Centers and programs have histories.
The JNBC and the public humanities program can track its origins to 1979, when the John Nicholas Brown Center for the Study of American Civilization was established, or 1995, when it became part of Brown University, or 2007, when it was rebaptized with its present name to confirm a new focus on public, community-engaged scholarship.
And they have endings, too. The Center will change again, in July 2023. It will become a center for advanced study with the goal of communicating “the value of academic scholarship as such to the public at large.”
I am sad to see this change. So too, I know, are alumnae of the MA program, current students, and members of the many communities, local and around the world, with whom we have collaborated over the past two decades.

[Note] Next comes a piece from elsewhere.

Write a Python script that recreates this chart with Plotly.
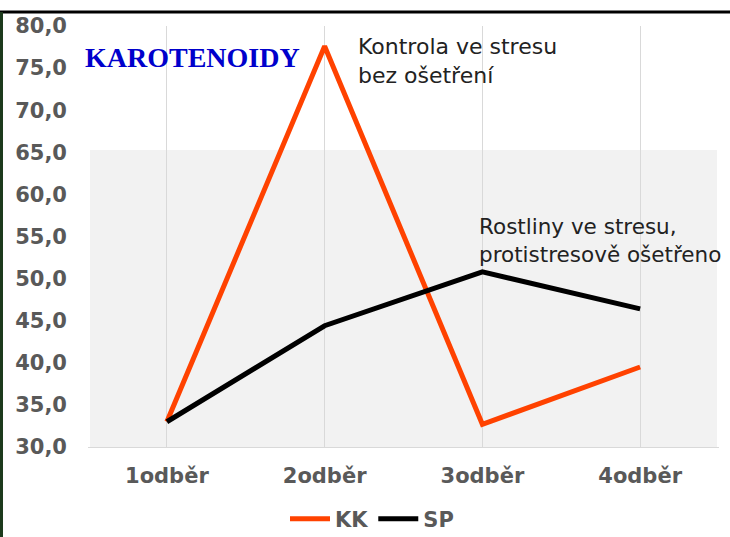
import plotly.graph_objects as go

categories = ["1odběr", "2odběr", "3odběr", "4odběr"]
kk_values = [33.0, 77.6, 32.7, 39.5]
sp_values = [33.0, 44.4, 50.8, 46.4]
series_names = ["KK", "SP"]
y_ticks = [30, 35, 40, 45, 50, 55, 60, 65, 70, 75, 80]

W, H = 730, 537
L, R, T, B = 88, 11, 26, 90
pw, ph = W - L - R, H - T - B


def px_x(x):
    return (x - L) / pw


def px_y(y):
    return (H - B - y) / ph


fig = go.Figure()
fig.add_trace(go.Scatter(x=categories, y=kk_values, name=series_names[0], mode="lines",
                         line=dict(color="#FF4200", width=5)))
fig.add_trace(go.Scatter(x=categories, y=sp_values, name=series_names[1], mode="lines",
                         line=dict(color="#000000", width=5)))

tickfont = dict(family="DejaVu Sans", size=21, color="#595959", weight="bold")

fig.update_layout(
    width=W, height=H,
    margin=dict(l=L, r=R, t=T, b=B, pad=0, autoexpand=False),
    paper_bgcolor="white", plot_bgcolor="white",
    separators=",.",
    showlegend=True,
    legend=dict(orientation="h", x=px_x(372), y=px_y(519), xanchor="center", yanchor="middle",
                font=dict(family="DejaVu Sans", size=21, color="#595959", weight="bold"),
                bgcolor="rgba(0,0,0,0)", itemwidth=40, tracegroupgap=0),
    xaxis=dict(range=[-0.5, 3.5], showgrid=True, gridcolor="#d9d9d9", gridwidth=1,
               showline=True, linecolor="#d9d9d9", linewidth=1, ticks="",
               tickfont=tickfont, ticklabelstandoff=10, zeroline=False, fixedrange=True),
    yaxis=dict(range=[30, 80], tickvals=y_ticks, tickformat=".1f", showgrid=False,
               showline=False, ticks="", tickfont=tickfont, ticklabelstandoff=20,
               zeroline=False, fixedrange=True),
    shapes=[
        dict(type="rect", xref="paper", yref="paper", x0=px_x(90), x1=px_x(717),
             y0=0, y1=px_y(150), fillcolor="#f2f2f2", line=dict(width=0), layer="below"),
        dict(type="line", xref="paper", yref="paper", x0=px_x(0), x1=px_x(730),
             y0=px_y(12), y1=px_y(12), line=dict(color="#000000", width=3)),
        dict(type="line", xref="paper", yref="paper", x0=px_x(1.5), x1=px_x(1.5),
             y0=px_y(12), y1=px_y(537), line=dict(color="#1c3a1c", width=3)),
    ],
    annotations=[
        dict(text="<b>KAROTENOIDY</b>", xref="paper", yref="paper", x=px_x(192), y=px_y(57),
             xanchor="center", yanchor="middle", showarrow=False,
             font=dict(family="Liberation Serif", size=28, color="#0000CC")),
        dict(text="Kontrola ve stresu<br>bez ošetření", xref="paper", yref="paper",
             x=px_x(356), y=px_y(61), xanchor="left", yanchor="middle", align="left",
             showarrow=False, font=dict(family="DejaVu Sans", size=22, color="#222222")),
        dict(text="Rostliny ve stresu,<br>protistresově ošetřeno", xref="paper", yref="paper",
             x=px_x(477), y=px_y(240), xanchor="left", yanchor="middle", align="left",
             showarrow=False, font=dict(family="DejaVu Sans", size=21.5, color="#222222")),
    ],
)

fig.write_html("out.html", config={"responsive": False, "displayModeBar": False},
               post_script="document.body.style.margin='0';document.body.style.padding='0';")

We shape our histories by making them and telling them.
We’ll continue to do good work this spring, sponsoring courses in the methods of public humanities and museum education, and engaging in our usual ambitious programs for students, scholars, and the public. We will work with local communities to suggest ways to keep the work of public humanities strong. Brown is committed to engaged scholarship, and we know we have much to offer to its ongoing efforts to find new places for public humanities in its scholarship and teaching.
And we’ll celebrate our successes. The JNBC will sponsor a reunion in May. We will gather reminiscences and archives to preserve the Center’s legacy. And most important, we will work to strengthen alumnae networks to support the ongoing work and careers of the more than two hundred alumnae of the program so that they can continue this important work.